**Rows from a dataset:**

************

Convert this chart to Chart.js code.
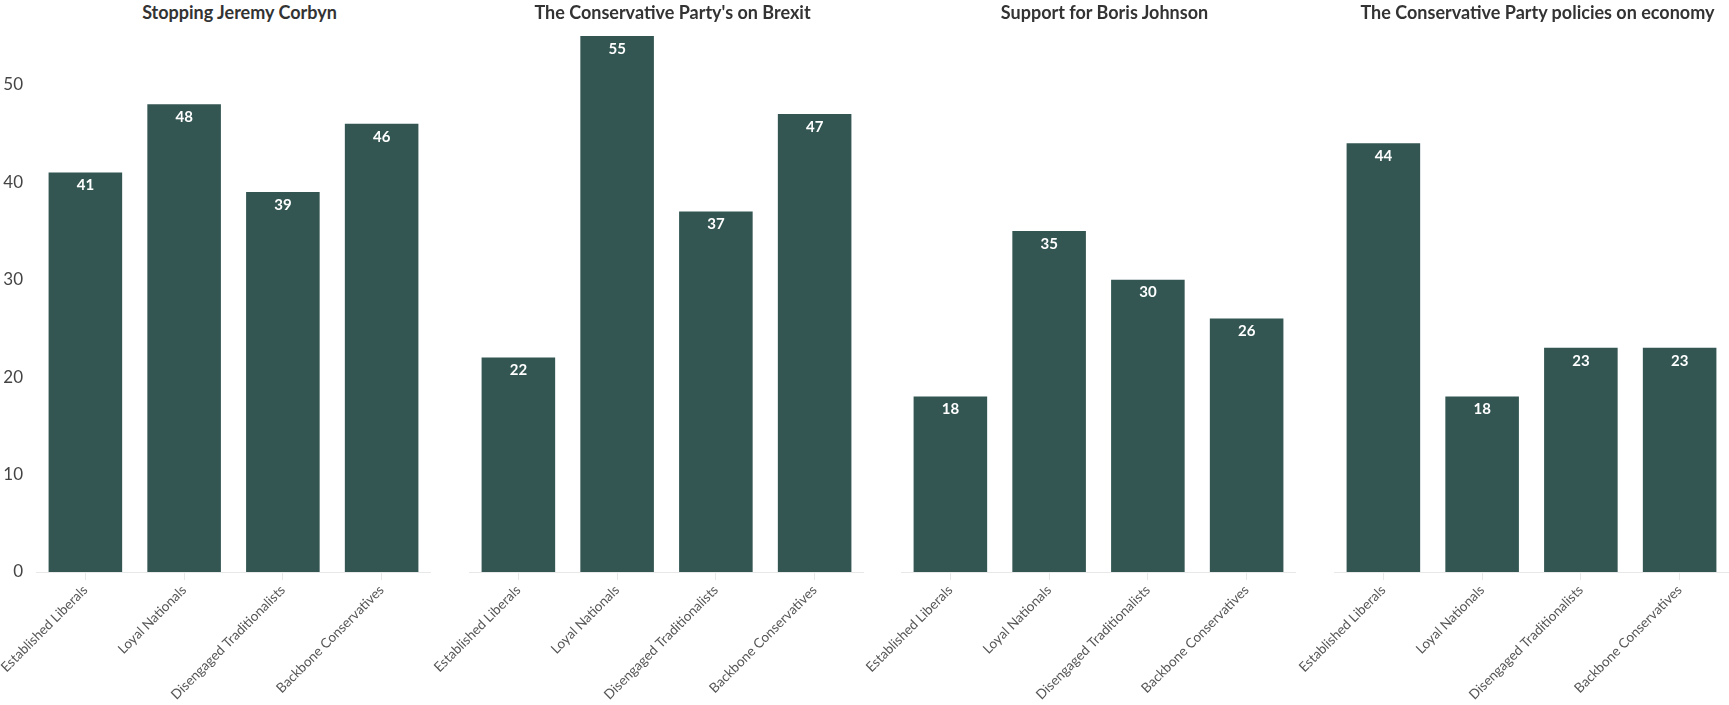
<!DOCTYPE html>
<html>
<head>
<meta charset="utf-8">
<script src="https://cdn.jsdelivr.net/npm/chart.js@4/dist/chart.umd.min.js"></script>
<style>
    body { margin: 0; background: #fff; width: 1729px; height: 705px; overflow: hidden; position: relative; font-family: Lato, sans-serif; }
    .panel-title { position: absolute; top: 0; height: 24px; line-height: 24px; font-weight: bold; font-size: 18px; color: #333; text-align: center; white-space: nowrap; }
    canvas { position: absolute; top: 0; }
</style>
</head>
<body>
<div id="charts"></div>
<script>
// Data
const categories = ['Established Liberals', 'Loyal Nationals', 'Disengaged Traditionalists', 'Backbone Conservatives'];
const panelTitles = ['Stopping Jeremy Corbyn', "The Conservative Party's on Brexit", 'Support for Boris Johnson', 'The Conservative Party policies on economy'];
const stoppingCorbyn = [41, 48, 39, 46];
const onBrexit = [22, 55, 37, 47];
const borisSupport = [18, 35, 30, 26];
const onEconomy = [44, 18, 23, 23];
const yMax = 55;
const yStep = 10;

const allSeries = [stoppingCorbyn, onBrexit, borisSupport, onEconomy];
const barColor = '#335653';

// draws the value in white near the top of each bar
const valueLabels = {
    id: 'valueLabels',
    afterDatasetsDraw(chart) {
        const ctx = chart.ctx;
        ctx.save();
        ctx.fillStyle = '#fff';
        ctx.font = 'bold 15px Lato, sans-serif';
        ctx.textAlign = 'center';
        ctx.textBaseline = 'middle';
        chart.getDatasetMeta(0).data.forEach((bar, i) => {
            ctx.fillText(chart.data.datasets[0].data[i], bar.x, bar.y + 13);
        });
        ctx.restore();
    }
};

const container = document.getElementById('charts');
const plotWidth = 395;
const axisWidth = 36;
const firstPlotLeft = 36;
const panelStep = 432.7;

allSeries.forEach((series, idx) => {
    const plotLeft = Math.round(firstPlotLeft + idx * panelStep);
    const showY = idx === 0;

    const title = document.createElement('div');
    title.className = 'panel-title';
    title.textContent = panelTitles[idx];
    title.style.left = (plotLeft + plotWidth / 2 + 6 - 250) + 'px';
    title.style.width = '500px';
    container.appendChild(title);

    // every canvas keeps room on the left for the (hidden) y axis and the rotated labels
    const canvas = document.createElement('canvas');
    canvas.width = axisWidth + plotWidth;
    canvas.height = 705;
    canvas.style.left = (plotLeft - axisWidth) + 'px';
    container.appendChild(canvas);

    new Chart(canvas.getContext('2d'), {
        type: 'bar',
        data: {
            labels: categories,
            datasets: [{
                data: series,
                backgroundColor: barColor,
                borderWidth: 0,
                categoryPercentage: 1,
                barPercentage: 0.745
            }]
        },
        options: {
            responsive: false,
            animation: false,
            layout: { padding: { top: 36, left: 0, right: 0, bottom: 0 } },
            plugins: {
                legend: { display: false },
                tooltip: { enabled: false }
            },
            scales: {
                x: {
                    grid: {
                        offset: false,
                        drawOnChartArea: false,
                        drawTicks: true,
                        tickLength: 8,
                        color: '#e8e8e8'
                    },
                    border: { display: true, color: '#e8e8e8', width: 1 },
                    ticks: {
                        autoSkip: false,
                        maxRotation: 45,
                        minRotation: 45,
                        color: '#555',
                        font: { family: 'Lato, sans-serif', size: 13.5 },
                        padding: 2
                    },
                    afterFit(scale) {
                        scale.height = 133;
                        scale.paddingLeft = 0;
                        scale.paddingRight = 0;
                    }
                },
                y: {
                    display: true,
                    min: 0,
                    max: yMax,
                    grid: { display: false, drawTicks: false },
                    border: { display: false },
                    ticks: {
                        display: showY,
                        stepSize: yStep,
                        includeBounds: false,
                        color: '#444',
                        font: { family: 'Lato, sans-serif', size: 17 },
                        padding: 13
                    },
                    afterFit(scale) { scale.width = axisWidth; }
                }
            }
        },
        plugins: [valueLabels]
    });
});
</script>
</body>
</html>
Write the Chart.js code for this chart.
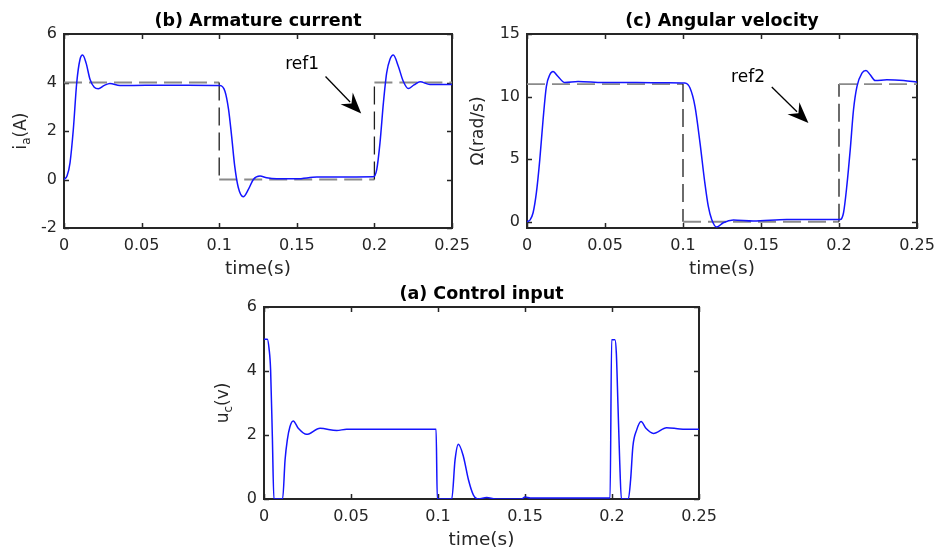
<!DOCTYPE html>
<html>
<head>
<meta charset="utf-8">
<script src="https://cdn.jsdelivr.net/npm/chart.js@4/dist/chart.umd.min.js"></script>
<style>
html,body{margin:0;padding:0;background:#fff;}
body{width:937px;height:552px;position:relative;overflow:hidden;}
canvas{position:absolute;}
</style>
</head>
<body>
<canvas id="cb" width="470" height="280" style="left:0;top:0"></canvas>
<canvas id="cc" width="474" height="280" style="left:463px;top:0"></canvas>
<canvas id="ca" width="540" height="272" style="left:200px;top:280px"></canvas>
<script>
// ---------- data ----------
const xTicks = [0, 0.05, 0.1, 0.15, 0.2, 0.25];

// (b) armature current
const tIa = [0,0.002,0.0039,0.006,0.0082,0.0103,0.012,0.0142,0.0168,0.0195,0.0221,0.026,0.0296,0.036,0.045,0.06,0.08,0.1005,0.1037,0.106,0.108,0.110,0.1123,0.1155,0.1188,0.122,0.1263,0.1306,0.137,0.15,0.163,0.173,0.1993,0.2015,0.2036,0.2058,0.2079,0.21,0.2122,0.2154,0.2186,0.2218,0.2255,0.2294,0.2358,0.2487,0.25];
const ia  = [0,0.15,0.7,2.06,3.99,4.95,5.13,4.81,4.12,3.8,3.74,3.88,3.96,3.88,3.88,3.89,3.89,3.88,3.64,2.9,1.79,0.55,-0.33,-0.71,-0.41,0,0.14,0.07,0.03,0.03,0.1,0.1,0.11,0.41,1.51,3.16,4.4,4.95,5.13,4.67,4.05,3.75,3.9,4.03,3.92,3.92,3.92];
const tRef1 = [0,0.1,0.1,0.2,0.2,0.25];
const ref1  = [4,4,0,0,4,4];
const yTicksIa = [-2,0,2,4,6];

// (c) angular velocity
const tOm = [0,0.002,0.0039,0.006,0.0082,0.0103,0.0124,0.0146,0.0167,0.0199,0.0242,0.0327,0.0488,0.07,0.09,0.1012,0.1045,0.1077,0.1109,0.114,0.1162,0.1184,0.1216,0.1258,0.1323,0.145,0.1665,0.177,0.2008,0.2029,0.205,0.2072,0.2093,0.2115,0.2147,0.2173,0.22,0.2232,0.2307,0.2414,0.25];
const om  = [0,0.15,0.72,2.3,4.96,8.15,10.8,11.74,12.0,11.6,11.12,11.2,11.12,11.12,11.1,11.08,10.68,9.2,6.3,3.1,1.24,0.18,-0.43,-0.08,0.13,0.05,0.18,0.18,0.18,0.72,2.84,5.76,8.95,10.8,11.87,12.08,11.74,11.28,11.34,11.28,11.15];
const tRef2 = [0,0.1,0.1,0.2,0.2,0.25];
const ref2  = [11,11,0,0,11,11];
const yTicksOm = [0,5,10,15];

// (a) control input
const tUc = [0,0.0019,0.0029,0.0038,0.0048,0.0057,0.0107,0.0121,0.0134,0.0149,0.0168,0.0197,0.0245,0.0322,0.0418,0.0475,0.0989,0.0996,0.1079,0.1098,0.1117,0.1146,0.1175,0.1203,0.1232,0.128,0.133,0.148,0.15,0.153,0.1989,0.1998,0.2017,0.2025,0.2034,0.2044,0.2054,0.2094,0.2107,0.212,0.2142,0.2167,0.2195,0.2238,0.2314,0.239,0.2486,0.25];
const uc  = [4.99,4.99,4.7,4.03,1.95,0,0,1.22,1.85,2.26,2.44,2.21,2.02,2.21,2.14,2.18,2.18,0,0,1.22,1.71,1.33,0.6,0.13,0,0.05,0,0,0.06,0.03,0.03,4.98,4.98,4.55,2.99,1.22,0,0,0.6,1.64,2.16,2.42,2.21,2.05,2.23,2.19,2.18,2.18];
const yTicksUc = [0,2,4,6];

// annotations (data coordinates)
const ann1 = {text:'ref1', tx:0.1534, ty:4.72, x1:0.1685, y1:4.25, x2:0.1915, y2:2.72};
const ann2 = {text:'ref2', tx:0.1417, ty:11.5, x1:0.1569, y1:10.76, x2:0.1804, y2:7.89};

// ---------- helpers ----------
const FONT = "'DejaVu Sans', sans-serif";
const toXY = (t, v) => t.map((x, i) => ({x, y: v[i]}));

const matlabPlugin = {
  id: 'matlab',
  beforeDatasetsDraw(chart) {
    const {ctx, chartArea: a, scales} = chart;
    ctx.save();
    ctx.strokeStyle = '#262626';
    ctx.lineWidth = 1.5;
    const tl = 5;
    ctx.beginPath();
    scales.x.ticks.forEach(t => {
      const px = Math.round(scales.x.getPixelForValue(t.value)) + 0.5;
      ctx.moveTo(px, a.bottom); ctx.lineTo(px, a.bottom - tl);
      ctx.moveTo(px, a.top); ctx.lineTo(px, a.top + tl);
    });
    scales.y.ticks.forEach(t => {
      const py = Math.round(scales.y.getPixelForValue(t.value)) + 0.5;
      ctx.moveTo(a.left, py); ctx.lineTo(a.left + tl, py);
      ctx.moveTo(a.right, py); ctx.lineTo(a.right - tl, py);
    });
    ctx.stroke();
    ctx.lineWidth = 2;
    ctx.strokeRect(a.left, a.top, a.right - a.left, a.bottom - a.top);
    ctx.restore();
  },
  afterDraw(chart, args, o) {
    const {ctx, chartArea: a, scales} = chart;
    ctx.save();
    ctx.fillStyle = '#000';
    // title
    ctx.font = "bold 17.5px " + FONT;
    ctx.textAlign = 'center';
    ctx.textBaseline = 'middle';
    ctx.fillText(o.title, (a.left + a.right) / 2, a.top - 13);
    // x label
    ctx.fillStyle = '#262626';
    ctx.font = "18.5px " + FONT;
    ctx.fillText(o.xlabel, (a.left + a.right) / 2, a.bottom + 41);
    // y label with subscript (rotated)
    const parts = o.ylabel;
    const mainF = "17px " + FONT, subF = "12px " + FONT;
    let total = 0;
    parts.forEach(p => { ctx.font = p.sub ? subF : mainF; p.w = ctx.measureText(p.t).width; total += p.w; });
    ctx.translate(a.left - o.yOff, (a.top + a.bottom) / 2);
    ctx.rotate(-Math.PI / 2);
    ctx.textAlign = 'left';
    ctx.textBaseline = 'alphabetic';
    let x = -total / 2;
    parts.forEach(p => {
      ctx.font = p.sub ? subF : mainF;
      ctx.fillText(p.t, x, p.sub ? 10 : 6);
      x += p.w;
    });
    ctx.setTransform(1, 0, 0, 1, 0, 0);
    // annotation arrow
    if (o.ann) {
      const an = o.ann;
      const sx = scales.x, sy = scales.y;
      ctx.fillStyle = '#000';
      ctx.font = "17px " + FONT;
      ctx.textAlign = 'center';
      ctx.textBaseline = 'middle';
      ctx.fillText(an.text, sx.getPixelForValue(an.tx), sy.getPixelForValue(an.ty));
      const x1 = sx.getPixelForValue(an.x1), y1 = sy.getPixelForValue(an.y1);
      const x2 = sx.getPixelForValue(an.x2), y2 = sy.getPixelForValue(an.y2);
      const ang = Math.atan2(y2 - y1, x2 - x1);
      const L = 21, W = 8.5;
      const bx = x2 - L * Math.cos(ang), by = y2 - L * Math.sin(ang);
      ctx.strokeStyle = '#000';
      ctx.lineWidth = 1.3;
      ctx.beginPath(); ctx.moveTo(x1, y1); ctx.lineTo(bx + 5 * Math.cos(ang), by + 5 * Math.sin(ang)); ctx.stroke();
      const nx = -Math.sin(ang), ny = Math.cos(ang);
      ctx.beginPath();
      ctx.moveTo(x2, y2);
      ctx.lineTo(bx + nx * W, by + ny * W);
      ctx.lineTo(bx + 7 * Math.cos(ang), by + 7 * Math.sin(ang));
      ctx.lineTo(bx - nx * W, by - ny * W);
      ctx.closePath();
      ctx.fill();
    }
    ctx.restore();
  }
};

function scalesFor(yMin, yMax, yTicks, yW, xH) {
  const tickFont = {family: FONT, size: 16};
  return {
    x: {
      type: 'linear', min: 0, max: 0.25,
      afterBuildTicks: s => { s.ticks = xTicks.map(v => ({value: v})); },
      ticks: {font: tickFont, color: '#262626', padding: 8, maxRotation: 0, autoSkip: false, callback: v => String(v)},
      grid: {display: false, drawTicks: false},
      border: {display: false},
      afterFit: s => { s.height = xH; s.paddingLeft = 0; s.paddingRight = 0; }
    },
    y: {
      type: 'linear', min: yMin, max: yMax,
      afterBuildTicks: s => { s.ticks = yTicks.map(v => ({value: v})); },
      ticks: {font: tickFont, color: '#262626', padding: 7, autoSkip: false, callback: v => String(v)},
      grid: {display: false, drawTicks: false},
      border: {display: false},
      afterFit: s => { s.width = yW; s.paddingTop = 0; s.paddingBottom = 0; }
    }
  };
}

const refSegment = {
  borderColor: c => c.p0.parsed.x === c.p1.parsed.x ? '#1e1e1e' : '#8a8a8a',
  borderWidth: c => c.p0.parsed.x === c.p1.parsed.x ? 1.3 : 1.8
};

function blueDs(t, v) {
  return {data: toXY(t, v), borderColor: '#1414ff', borderWidth: 1.5, pointRadius: 0, cubicInterpolationMode: 'monotone', fill: false};
}
function refDs(t, v) {
  return {data: toXY(t, v), borderColor: '#8a8a8a', borderWidth: 1.8, borderDash: [18, 7], pointRadius: 0, tension: 0, fill: false, segment: refSegment};
}

function makeChart(id, datasets, scales, padding, custom) {
  return new Chart(document.getElementById(id), {
    type: 'line',
    data: {datasets},
    options: {
      responsive: false, animation: false, events: [],
      layout: {padding},
      scales,
      plugins: {legend: {display: false}, tooltip: {enabled: false}, title: {display: false}, matlab: custom}
    },
    plugins: [matlabPlugin]
  });
}

makeChart('cb', [blueDs(tIa, ia), refDs(tRef1, ref1)],
  scalesFor(-2, 6, yTicksIa, 64, 52), {top: 34, right: 18, left: 0, bottom: 0},
  {title: '(b) Armature current', xlabel: 'time(s)', yOff: 44,
   ylabel: [{t: 'i'}, {t: 'a', sub: true}, {t: '(A)'}], ann: ann1});

makeChart('cc', [blueDs(tOm, om), refDs(tRef2, ref2)],
  scalesFor(-0.5, 15, yTicksOm, 64, 52), {top: 34, right: 20, left: 0, bottom: 0},
  {title: '(c) Angular velocity', xlabel: 'time(s)', yOff: 50,
   ylabel: [{t: 'Ω(rad/s)'}], ann: ann2});

makeChart('ca', [blueDs(tUc, uc)],
  scalesFor(0, 6, yTicksUc, 64, 53), {top: 27, right: 41, left: 0, bottom: 0},
  {title: '(a) Control input', xlabel: 'time(s)', yOff: 42,
   ylabel: [{t: 'u'}, {t: 'c', sub: true}, {t: '(v)'}]});
</script>
</body>
</html>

************

**WHAT YOU WILL DO:** Reproduce the material above exactly, first line through the line that contains "const barColor = '#335653';", minus the pictures.

**REPLY TO THE EXERCISE:**
Convert this chart to Chart.js code.
<!DOCTYPE html>
<html>
<head>
<meta charset="utf-8">
<script src="https://cdn.jsdelivr.net/npm/chart.js@4/dist/chart.umd.min.js"></script>
<style>
    body { margin: 0; background: #fff; width: 1729px; height: 705px; overflow: hidden; position: relative; font-family: Lato, sans-serif; }
    .panel-title { position: absolute; top: 0; height: 24px; line-height: 24px; font-weight: bold; font-size: 18px; color: #333; text-align: center; white-space: nowrap; }
    canvas { position: absolute; top: 0; }
</style>
</head>
<body>
<div id="charts"></div>
<script>
// Data
const categories = ['Established Liberals', 'Loyal Nationals', 'Disengaged Traditionalists', 'Backbone Conservatives'];
const panelTitles = ['Stopping Jeremy Corbyn', "The Conservative Party's on Brexit", 'Support for Boris Johnson', 'The Conservative Party policies on economy'];
const stoppingCorbyn = [41, 48, 39, 46];
const onBrexit = [22, 55, 37, 47];
const borisSupport = [18, 35, 30, 26];
const onEconomy = [44, 18, 23, 23];
const yMax = 55;
const yStep = 10;

const allSeries = [stoppingCorbyn, onBrexit, borisSupport, onEconomy];
const barColor = '#335653';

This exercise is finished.